| Exercise directions |
Up to and including the line with "draw=naildark, line width=1.2pt]", write out the listing from its first line, minus the pictures.

| Data provided |
____________________

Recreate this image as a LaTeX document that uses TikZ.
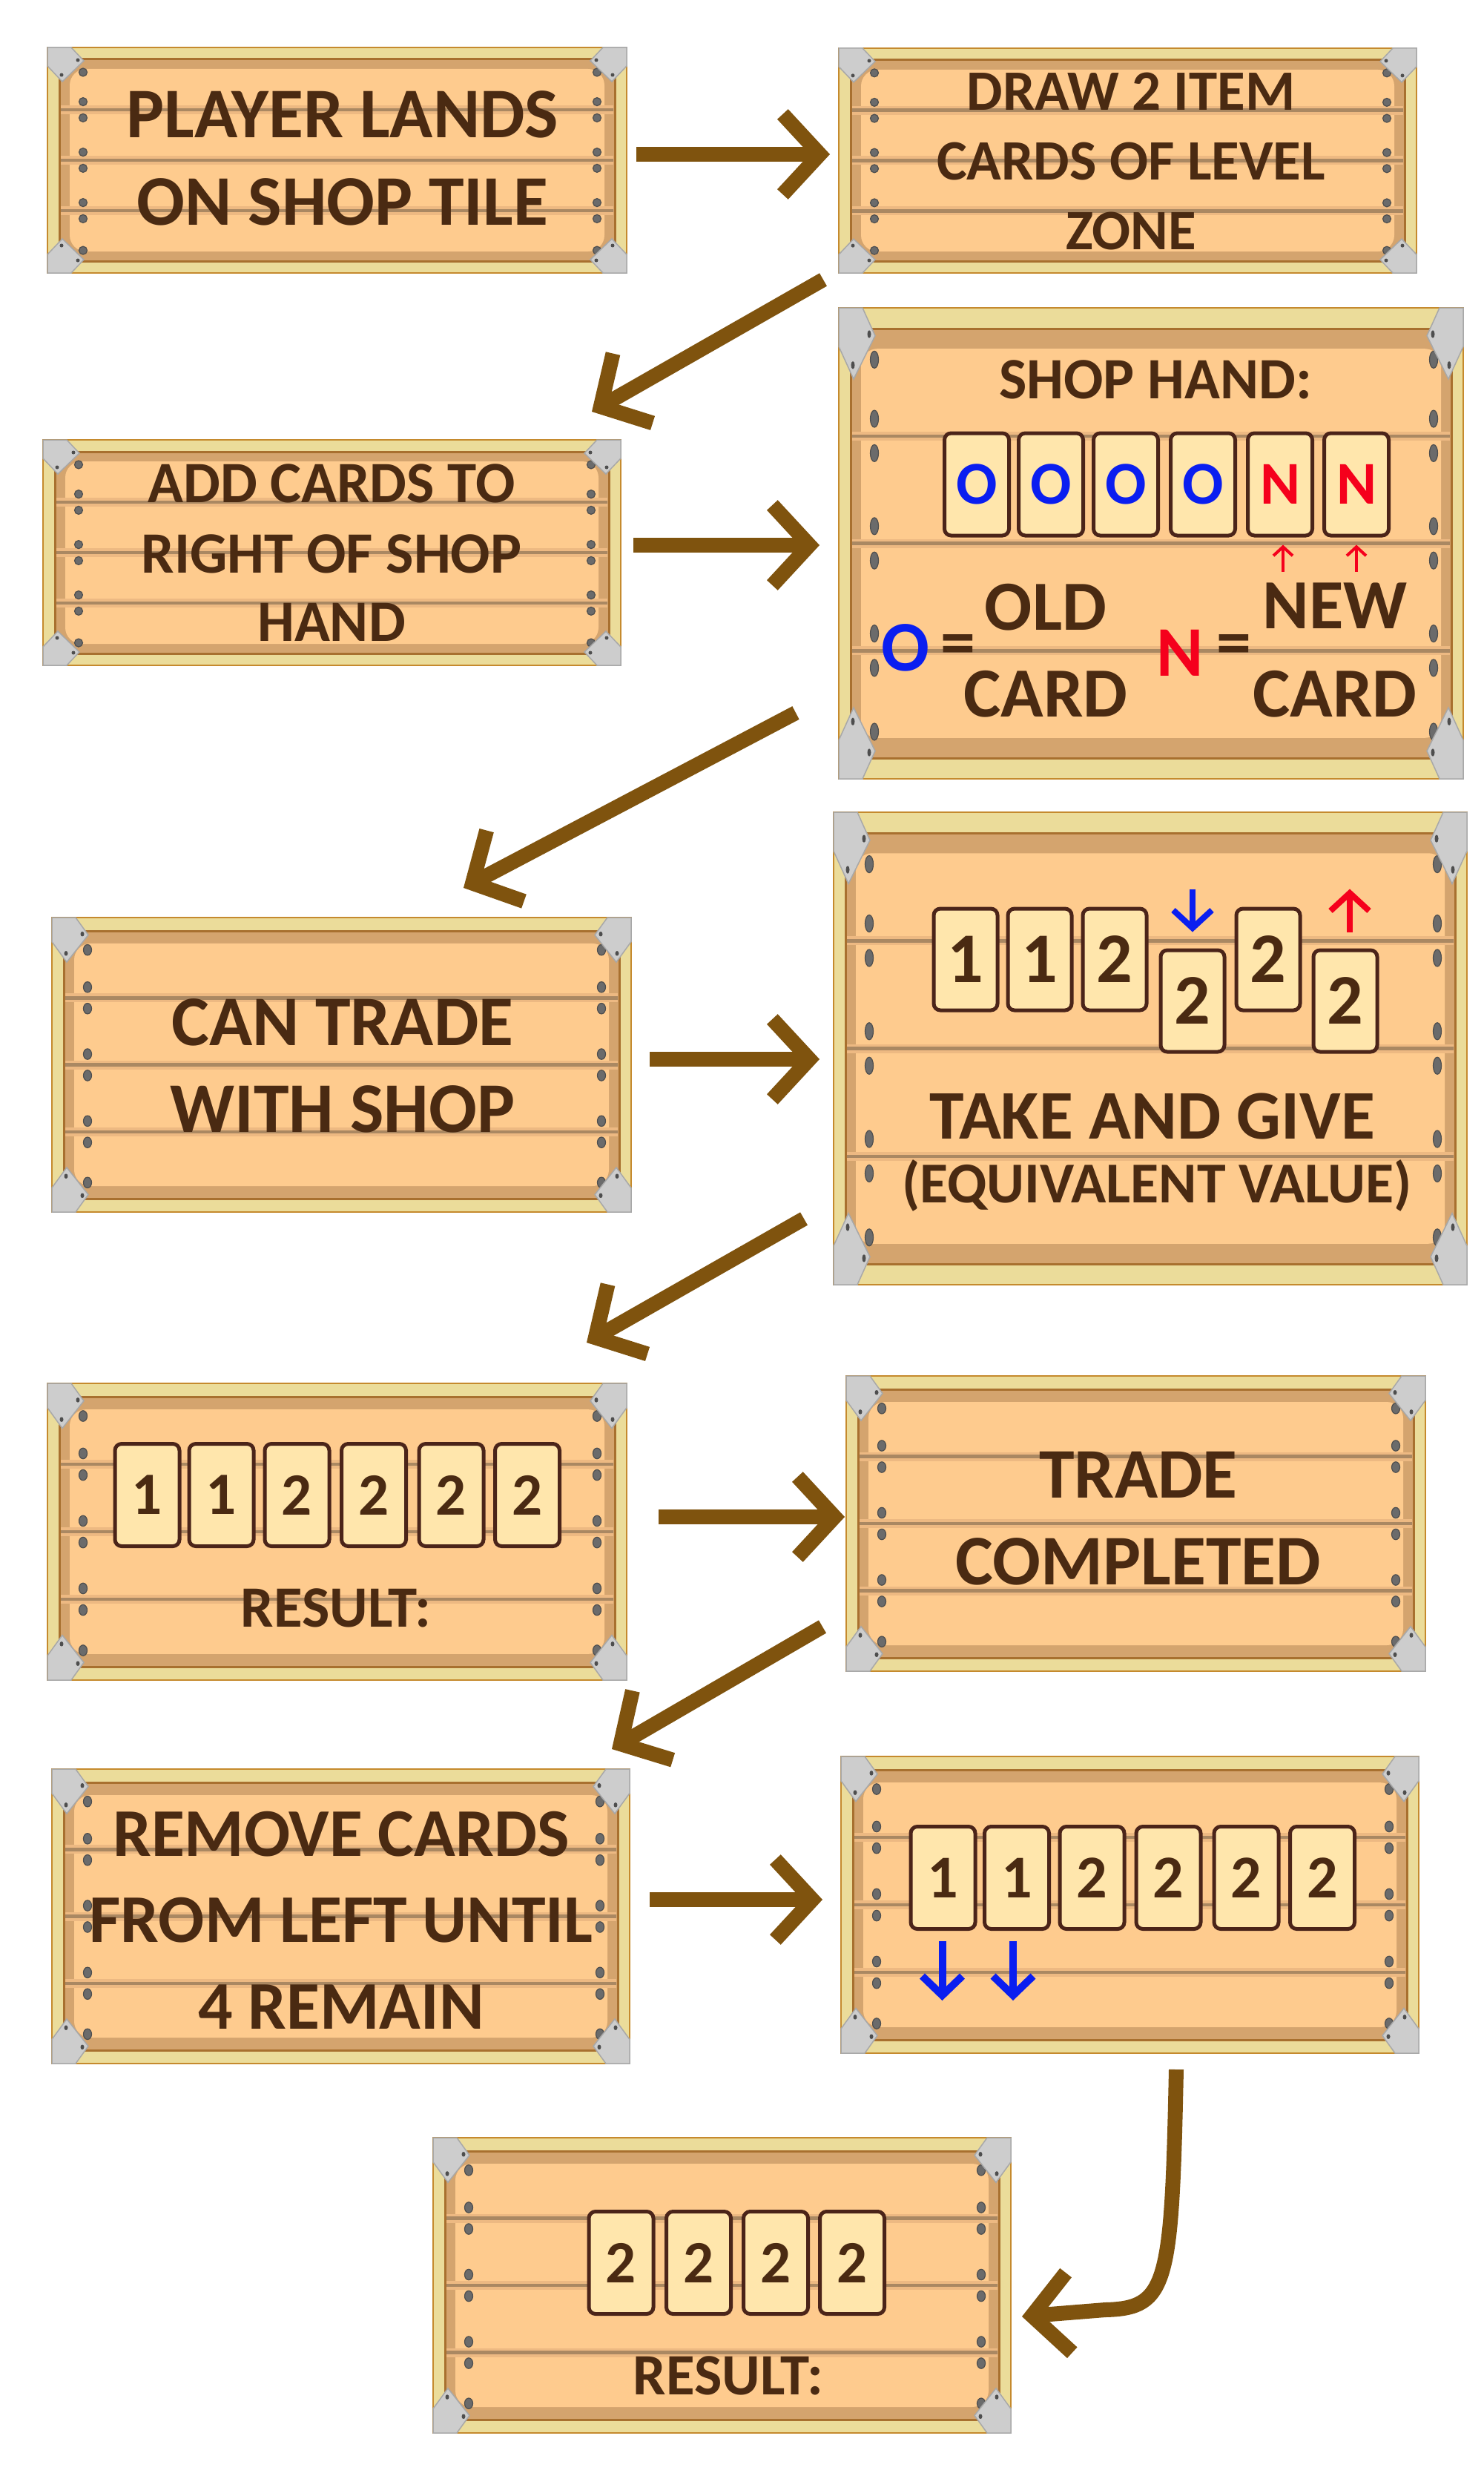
\documentclass[tikz,border=0pt]{standalone}
\usepackage{fontspec}
\setmainfont{Carlito}
\usetikzlibrary{arrows.meta,calc}
\definecolor{framefill}{HTML}{EBDC9A}
\definecolor{frameedge}{HTML}{C58A2E}
\definecolor{rimcol}{HTML}{D4A46E}
\definecolor{boardcol}{HTML}{FECB8E}
\definecolor{plankcol}{HTML}{AA8862}
\definecolor{halocol}{HTML}{EDB982}
\definecolor{innercol}{HTML}{A8702F}
\definecolor{nailcol}{HTML}{6B6B6B}
\definecolor{naildark}{HTML}{4E4E4E}
\definecolor{brackcol}{HTML}{CDCDCD}
\definecolor{brackedge}{HTML}{A8A8A8}
\definecolor{textbrown}{HTML}{4A2A12}
\definecolor{cardfill}{HTML}{FFE6AC}
\definecolor{cardedge}{HTML}{4B2419}
\definecolor{arrowbrown}{HTML}{7F530E}
\definecolor{cardblue}{HTML}{0A1EF0}
\definecolor{cardred}{HTML}{F5001C}

\newcommand{\wbfont}[1]{\fontsize{#1pt}{#1pt}\selectfont\bfseries}

\newcommand{\wbbracket}[4]{%
  \begin{scope}[shift={(#1,#2)}, xscale=#3, yscale=#4]
    \filldraw[fill=brackcol, draw=brackedge, line width=1.5pt] (0,0) -- (32,0) -- (49,18) -- (20,46) -- (0,25) -- cycle;
    \fill[naildark] (41,17) circle (2.5);
    \fill[naildark] (19,37) circle (2.5);
  \end{scope}}

\newcommand{\wbnail}[2]{\filldraw[fill=nailcol, draw=naildark, line width=1.2pt] (#1,#2) ellipse [x radius=5.5, y radius=\wbny];}

\newcommand{\woodboard}[6]{%
  \pgfmathsetmacro{\wbW}{#4-#2}%
  \pgfmathsetmacro{\wbH}{#5-#3}%
  \pgfmathsetmacro{\wbs}{\wbH/304}%
  \pgfmathsetmacro{\wbms}{-\wbs}%
  \pgfmathsetmacro{\wbix}{#2+16}%
  \pgfmathsetmacro{\wbiX}{#4-16}%
  \pgfmathsetmacro{\wbiy}{#3+#6}%
  \pgfmathsetmacro{\wbiY}{#5-#6}%
  \pgfmathsetmacro{\wbph}{(\wbiY-\wbiy)/4}%
  \pgfmathsetmacro{\wbny}{5.5*\wbs}%
  \filldraw[fill=framefill, draw=frameedge, line width=2pt] (#2,#3) rectangle (#4,#5);
  \fill[rimcol] (\wbix,\wbiy) rectangle (\wbiX,\wbiY);
  \fill[boardcol, rounded corners=22pt] (\wbix+14,\wbiy+13*\wbs) rectangle (\wbiX-14,\wbiY-13*\wbs);
  \draw[innercol, line width=3pt] (\wbix,\wbiy) rectangle (\wbiX,\wbiY);
  \foreach \k in {1,2,3}{%
    \pgfmathsetmacro{\wbly}{\wbiy+\k*\wbph}%
    \pgfmathsetmacro{\wbla}{\wbly-0.16*\wbph}%
    \pgfmathsetmacro{\wblb}{\wbly+0.16*\wbph}%
    \draw[halocol, line width=12pt] (\wbix+2,\wbly) -- (\wbiX-2,\wbly);
    \draw[plankcol, line width=4.5pt] (\wbix+2,\wbly) -- (\wbiX-2,\wbly);
    \wbnail{#2+48}{\wbla}\wbnail{#2+48}{\wblb}%
    \wbnail{#4-40}{\wbla}\wbnail{#4-40}{\wblb}%
  }%
  \wbnail{#2+48}{#3+0.11*\wbH}\wbnail{#4-40}{#3+0.11*\wbH}%
  \wbnail{#2+48}{#5-0.1*\wbH}\wbnail{#4-40}{#5-0.1*\wbH}%
  \wbbracket{#2}{#3}{1}{\wbs}%
  \wbbracket{#4}{#3}{-1}{\wbs}%
  \wbbracket{#2}{#5}{1}{\wbms}%
  \wbbracket{#4}{#5}{-1}{\wbms}%
  \node[inner sep=0pt, outer sep=0pt, minimum width=\wbW pt, minimum height=\wbH pt] (#1) at ({(#2+#4)/2},{(#3+#5)/2}) {};
}

\begin{document}
\begin{tikzpicture}[x=1pt,y=-1pt,
  wbtext/.style={anchor=base, inner sep=0pt, text=textbrown},
  card/.style={draw=cardedge, fill=cardfill, line width=5pt, rounded corners=9pt, inner sep=0pt,
    minimum width=87pt, minimum height=138pt, text=textbrown},
  bigarrow/.style={draw=arrowbrown, line width=20pt, -{Straight Barb[length=50pt,width=108pt,sharp]}},
  bluearrow/.style={draw=cardblue, line width=8pt, -{Straight Barb[length=24pt,width=52pt,sharp]}},
  bluearrowb/.style={draw=cardblue, line width=10pt, -{Straight Barb[length=26pt,width=54pt,sharp]}},
  redarrow/.style={draw=cardred, line width=8pt, -{Straight Barb[length=24pt,width=52pt,sharp]}},
  redsmall/.style={draw=cardred, line width=4pt, -{Straight Barb[length=12pt,width=26pt,sharp]}}]

\fill[white] (0,0) rectangle (2000,3334);
\useasboundingbox (0,0) rectangle (2000,3334);

% ---------- boards ----------
\woodboard{b1}{64}{64}{845}{368}{16}
\woodboard{b2}{1131}{65}{1910}{368}{16}
\woodboard{b3}{58}{593}{837}{897}{16}
\woodboard{b4}{1131}{415}{1973}{1050}{28}
\woodboard{b5}{70}{1237}{851}{1634}{18}
\woodboard{b6}{1124}{1095}{1978}{1732}{28}
\woodboard{b7}{64}{1865}{845}{2265}{18}
\woodboard{b8}{1141}{1855}{1922}{2253}{18}
\woodboard{b9}{70}{2385}{849}{2782}{18}
\woodboard{b10}{1134}{2368}{1913}{2768}{18}
\woodboard{b11}{584}{2882}{1363}{3280}{18}

% ---------- texts ----------
\node[wbtext, font=\wbfont{96}] (t1a) at (462,186) {PLAYER LANDS};
\node[wbtext, font=\wbfont{96}] (t1b) at (462,303) {ON SHOP TILE};

\node[wbtext, font=\wbfont{77}] (t2a) at (1525,149) {DRAW 2 ITEM};
\node[wbtext, font=\wbfont{77}] (t2b) at (1525,243) {CARDS OF LEVEL};
\node[wbtext, font=\wbfont{77}] (t2c) at (1525,336) {ZONE};

\node[wbtext, font=\wbfont{79}] (t3a) at (447,677) {ADD CARDS TO};
\node[wbtext, font=\wbfont{79}] (t3b) at (447,772) {RIGHT OF SHOP};
\node[wbtext, font=\wbfont{79}] (t3c) at (447,864) {HAND};

\node[wbtext, font=\wbfont{79}] (t4a) at (1558,537) {SHOP HAND:};
\foreach \cx/\t/\c [count=\i] in {1317/O/cardblue, 1417/O/cardblue, 1518/O/cardblue, 1622/O/cardblue, 1726/N/cardred, 1829/N/cardred}
  {\node[card, text=\c, font=\wbfont{82}] (c4\i) at (\cx,653) {\t};}
\draw[redsmall] ($(c45.south)+(4,46)$) -- ($(c45.south)+(4,10)$);
\draw[redsmall] ($(c46.south)+(0,46)$) -- ($(c46.south)+(0,10)$);
\node[wbtext, font=\wbfont{96}, text=cardblue] (t4o) at (1221,904) {O};
\node[inner sep=0pt, text=textbrown, font=\wbfont{94}] (t4e1) at (1292,877) {=};
\node[wbtext, font=\wbfont{95}] (t4b) at (1410,849) {OLD};
\node[wbtext, font=\wbfont{95}] (t4c) at (1410,966) {CARD};
\node[wbtext, font=\wbfont{96}, text=cardred] (t4n) at (1591,911) {N};
\node[inner sep=0pt, text=textbrown, font=\wbfont{94}] (t4e2) at (1664,877) {=};
\node[wbtext, font=\wbfont{95}] (t4d) at (1800,847) {NEW};
\node[wbtext, font=\wbfont{95}] (t4f) at (1800,966) {CARD};

\node[wbtext, font=\wbfont{96}] (t5a) at (462,1409) {CAN TRADE};
\node[wbtext, font=\wbfont{96}] (t5b) at (462,1526) {WITH SHOP};

\foreach \cx/\cy/\t [count=\i] in {1302/1293.5/1, 1402/1293.5/1, 1503/1293.5/2, 1608/1349.5/2, 1710/1293.5/2, 1814/1349.5/2}
  {\node[card, font=\wbfont{96}, minimum width=86pt, minimum height=137pt] (c6\i) at (\cx,\cy) {\t};}
\draw[bluearrow] ($(c64.north)+(0,-80)$) -- ($(c64.north)+(0,-22)$);
\draw[redarrow] ($(c66.north)+(6,-22)$) -- ($(c66.north)+(6,-80)$);
\node[wbtext, font=\wbfont{94}] (t6a) at (1554,1535) {TAKE AND GIVE};
\node[wbtext, font=\wbfont{78}] (t6b) at (1560,1621) {(EQUIVALENT VALUE)};

\foreach \cx/\t [count=\i] in {198.5/1, 298.5/1, 400.5/2, 504/2, 608.5/2, 711/2}
  {\node[card, font=\wbfont{81}] (c7\i) at (\cx,2015.5) {\t};}
\node[wbtext, font=\wbfont{79}] (t7a) at (453,2193) {RESULT:};

\node[wbtext, font=\wbfont{96}] (t8a) at (1535,2019) {TRADE};
\node[wbtext, font=\wbfont{96}] (t8b) at (1535,2136) {COMPLETED};

\node[wbtext, font=\wbfont{92}] (t9a) at (460,2502) {REMOVE CARDS};
\node[wbtext, font=\wbfont{92}] (t9b) at (460,2618) {FROM LEFT UNTIL};
\node[wbtext, font=\wbfont{92}] (t9c) at (460,2735) {4 REMAIN};

\foreach \cx/\t [count=\i] in {1271.5/1, 1371/1, 1472.5/2, 1575.5/2, 1680.5/2, 1783/2}
  {\node[card, font=\wbfont{82}] (c10\i) at (\cx,2531.5) {\t};}
\draw[bluearrowb] ($(c101.south)+(-1,14)$) -- ($(c101.south)+(-1,94)$);
\draw[bluearrowb] ($(c102.south)+(-5,14)$) -- ($(c102.south)+(-5,94)$);

\foreach \cx/\t [count=\i] in {837.5/2, 942/2, 1046/2, 1149/2}
  {\node[card, font=\wbfont{81}] (c11\i) at (\cx,3050.5) {\t};}
\node[wbtext, font=\wbfont{79}] (t11a) at (982,3228) {RESULT:};

% ---------- connectors ----------
\draw[bigarrow] ($(b1.east)+(13,-8)$) -- ($(b2.west)+(-12,-8.5)$);
\draw[bigarrow] ($(b2.south west)+(-21,9)$) -- ($(b3.north east)+(-39,-38)$);
\draw[bigarrow] ($(b3.east)+(17,-10)$) -- ($(b4.west)+(-26,2.5)$);
\draw[bigarrow] ($(b4.south west)+(-58,-89)$) -- ($(b5.north east)+(-226,-40)$);
\draw[bigarrow] ($(b5.east)+(25,-7.5)$) -- ($(b6.west)+(-19,14.5)$);
\draw[bigarrow] ($(b6.south west)+(-40,-89)$) -- ($(b7.north east)+(-54,-55)$);
\draw[bigarrow] ($(b7.east)+(43,-20)$) -- ($(b8.west)+(-2,-9)$);
\draw[bigarrow] ($(b8.south west)+(-32,-60)$) -- ($(b9.north east)+(-24,-27)$);
\draw[bigarrow] ($(b9.east)+(27,-22.5)$) -- ($(b10.west)+(-25,-7)$);
\coordinate (a10s) at ($(b10.south)+(62.5,22)$);
\coordinate (a10e) at ($(b11.east)+(15,42)$);
\draw[bigarrow] (a10s) .. controls ($(a10s)+(-6,290)$) and ($(a10s)+(-11,322)$) .. ($(a10s)+(-96,324)$) -- (a10e);
\end{tikzpicture}
\end{document}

____________________

| Solved exercise |
Recreate this image as a LaTeX document that uses TikZ.
\documentclass[tikz,border=0pt]{standalone}
\usepackage{fontspec}
\setmainfont{Carlito}
\usetikzlibrary{arrows.meta,calc}
\definecolor{framefill}{HTML}{EBDC9A}
\definecolor{frameedge}{HTML}{C58A2E}
\definecolor{rimcol}{HTML}{D4A46E}
\definecolor{boardcol}{HTML}{FECB8E}
\definecolor{plankcol}{HTML}{AA8862}
\definecolor{halocol}{HTML}{EDB982}
\definecolor{innercol}{HTML}{A8702F}
\definecolor{nailcol}{HTML}{6B6B6B}
\definecolor{naildark}{HTML}{4E4E4E}
\definecolor{brackcol}{HTML}{CDCDCD}
\definecolor{brackedge}{HTML}{A8A8A8}
\definecolor{textbrown}{HTML}{4A2A12}
\definecolor{cardfill}{HTML}{FFE6AC}
\definecolor{cardedge}{HTML}{4B2419}
\definecolor{arrowbrown}{HTML}{7F530E}
\definecolor{cardblue}{HTML}{0A1EF0}
\definecolor{cardred}{HTML}{F5001C}

\newcommand{\wbfont}[1]{\fontsize{#1pt}{#1pt}\selectfont\bfseries}

\newcommand{\wbbracket}[4]{%
  \begin{scope}[shift={(#1,#2)}, xscale=#3, yscale=#4]
    \filldraw[fill=brackcol, draw=brackedge, line width=1.5pt] (0,0) -- (32,0) -- (49,18) -- (20,46) -- (0,25) -- cycle;
    \fill[naildark] (41,17) circle (2.5);
    \fill[naildark] (19,37) circle (2.5);
  \end{scope}}

\newcommand{\wbnail}[2]{\filldraw[fill=nailcol, draw=naildark, line width=1.2pt] (#1,#2) ellipse [x radius=5.5, y radius=\wbny];}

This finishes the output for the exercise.